Other nationals don't appreciate Ghanaian music– CEO of Akwaaba UK

The Chief Executive Officer of Akwaaba UK, Dennis Tawiah, has expressed worry about the inability of Ghanaian songs to be appreciated by other nationals across the world.


Dennis made this statement on Joy FM’s Twitter Spaces show ‘Joy Entertainment Unpacked’ on Wednesday, June 1, 2023, while responding to reasons some Ghanaian artistes are cancelling their foreign tours.

He said that apart from the fact that some of the artistes are not able to get the required numbers for their shows abroad, it is also important to note that a lot of people from other countries find it difficult to relate to Ghanaian music.

He told the host Kwame Dadzie that at present “Ghana music is left behind,” explaining that it is as a result of Ghana’s music not matching up to the new wave of music in the world.

According to Dennis who is a formidable force in the promotion of Ghanaian music in the United Kingdom, in the past when Ghanaian music was popular outside the country, they were really in charge.

“When Ghana music was what is was we were also filling bigger auditoriums,” he said.

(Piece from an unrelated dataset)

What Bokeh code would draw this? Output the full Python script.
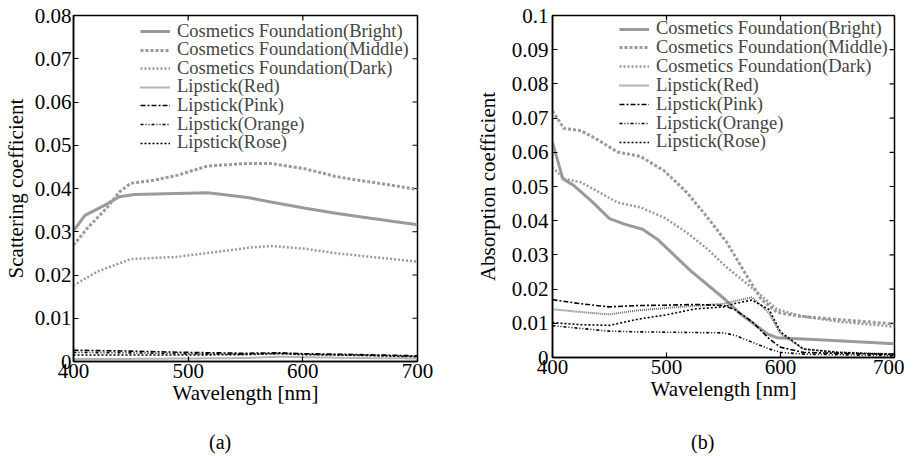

“Our current music that we were putting out doesn’t cut across, meaning not everybody is liking or listening to our music. You need other people liking your music to come to your event to be able to watch. It doesn’t matter how much promotion you do. Where we are right now you need Zimbabweans, Senegalelse, Nigerians, Puerto Ricans, you need everybody,” he further explained.

He said music from other parts of the world produced by non-Ghanaians appeals greatly to a lot of people.

“Recently I did a survey myself. I got 10 young students between the ages of 16 and 25. They got their playlist out on their phones and only 2 [maybe] had some Ghanaian artistes on their playlist,’ he said.

Dennis, who organizes the annual Ghana Party in the Park concert in London, indicated that the people he used for the survey are within the age group that consume music the most on the internet.

Emphasising the relevance of language in marketing music to a foreign audience, the Akwaaba UK boss said that Wutah’s song Big Dreams made it to a playlist on Choice FM in the UK because of the content of the song.

He indicated that, at that time it was difficult to have songs that had little or no English in the lyrics to make it to their playlist.

“Wutah made the breakthrough for us because of their lyrical content at the time. Nobody is giving them credit for it. What is happening right now is that our music doesn’t cut across. I am not saying our music is not good but it doesn’t cut across,” he reiterated.

Postponing tours and concerts is not new in the music industry but the recent cancellations of foreign tours by KiDi, Gyakie and Sarkodie have raised concerns among music enthusiasts.

While some of the artistes have blamed it on ill-health and “circumstances beyond control”, other entertainment stakeholders have attributed it to low ticket sales, visa issues, contractual disagreements, among others.